Firm commits up to $500 million in transitional capital for challenged Canadian industry, welcomes industry veteran
Slate Asset Management has announced a strategy to provide liquidity to the Canadian real estate industry, particularly to those experiencing disruption in the face of COVID-19, with up to $500 million of transitional capital.
In a statement, Founding Partner Blair Welch said the firm is pursuing an immediate opportunity to provide transitional capital through a blend of credit and structured equity to the Canadian real estate market.
“Our investment platform, institutional relationships and operational expertise uniquely position the firm to address this gap,” Welch said.
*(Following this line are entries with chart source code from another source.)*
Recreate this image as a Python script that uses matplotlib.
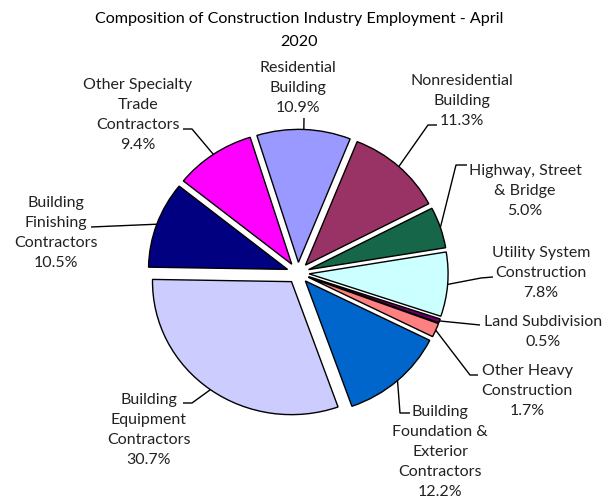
import matplotlib
matplotlib.use("Agg")
import matplotlib.pyplot as plt
import numpy as np

# ---- data ----
categories = ["Residential\nBuilding", "Nonresidential\nBuilding", "Highway, Street\n& Bridge",
              "Utility System\nConstruction", "Land Subdivision", "Other Heavy\nConstruction",
              "Building\nFoundation &\nExterior\nContractors", "Building\nEquipment\nContractors",
              "Building\nFinishing\nContractors", "Other Specialty\nTrade\nContractors"]
shares = [10.9, 11.3, 5.0, 7.8, 0.5, 1.7, 12.2, 30.7, 10.5, 9.4]
colors = ["#9999FF", "#993366", "#16664A", "#CCFFFF", "#660066", "#FF8080",
          "#0066CC", "#CCCCFF", "#000080", "#FF00FF"]
title = "Composition of Construction Industry Employment - April\n2020"

# ---- layout (pixels in a 603x500 canvas) ----
W, H = 603, 500
cx, cy, rx, ry = 298, 273, 139, 133
explode_amt = 0.08
start = 107.4
label_centers = [(298, 88), (462, 101), (525, 191), (541, 273), (543, 332),
                 (527, 391), (440, 452), (149, 430), (56, 233), (138, 115)]
leader_paths = [[(304, 118)], [(437, 125), (428, 125)], [(467, 165), (456, 165)],
                [(493, 277), (481, 278)], [(480, 325)], [(478, 375), (470, 375)],
                [(410, 413), (400, 413)], [(183, 403), (192, 403)], [(91, 227)],
                [(183, 129), (192, 129)]]

FONT = "Lato"
plt.rcParams["font.family"] = [FONT, "DejaVu Sans"]

fig = plt.figure(figsize=(W / 100, H / 100), dpi=100)
ax = fig.add_axes([0, 0, 1, 1])

wedges, _ = ax.pie(shares, colors=colors, startangle=start, counterclock=False,
                   explode=[explode_amt] * len(shares), radius=1,
                   wedgeprops=dict(edgecolor="black", linewidth=1.0))
ax.set_aspect("auto")
ax.set_xlim((0 - cx) / rx, (W - cx) / rx)
ax.set_ylim((cy - H) / ry, cy / ry)
ax.axis("off")


def p2d(px, py):
    return ((px - cx) / rx, (cy - py) / ry)


total = sum(shares)
for i, (cat, v) in enumerate(zip(categories, shares)):
    w = wedges[i]
    mid = np.deg2rad((w.theta1 + w.theta2) / 2)
    ax_pt = ((1 + explode_amt) * np.cos(mid), (1 + explode_amt) * np.sin(mid))
    pts = [p2d(*p) for p in leader_paths[i]] + [ax_pt]
    xs, ys = zip(*pts)
    ax.plot(xs, ys, color="black", lw=1.0, solid_capstyle="butt")
    lx, ly = p2d(*label_centers[i])
    ax.text(lx, ly, f"{cat}\n{v / total * 100:.1f}%", ha="center", va="center",
            fontsize=11.5, color="#222222", linespacing=1.53)

fig.text(299 / W, 1 - 30.5 / H, title, ha="center", va="center", fontsize=11.6,
         color="black", linespacing=1.75)

fig.savefig("out.png", dpi=100, facecolor="white")
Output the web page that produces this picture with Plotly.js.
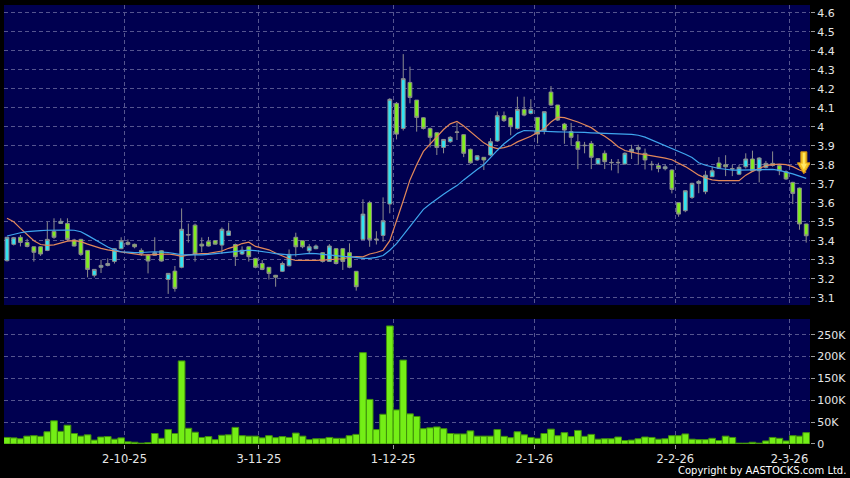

Among the areas that Slate is offering quick execution and closing certainty on are:
- Bridge and transitional lending solutions, including new acquisitions and refinancings via whole and junior loans;
- Loan acquisition and restructuring initiatives devoted to lenders confronted with impaired performing and non-performing loans and securities; and
- Flexible liquidity solutions for assets, funds, and sponsors grappling with constrained debt or equity on their balance sheets
In conjunction with that, the firm has welcomed Doug Podd as managing director for its Toronto office. Podd brings with him over 25 years of commercial real-estate lending experience, including a stint as Canadian Lead for Brookfield Financial's debt advisory business where he directly placed over $4.5 billion worth of real estate and infrastructure debt.
“[Podd’s] debt advisory and commercial lending background in the Canadian real estate market will be a significant value add to this strategy,” Welch said.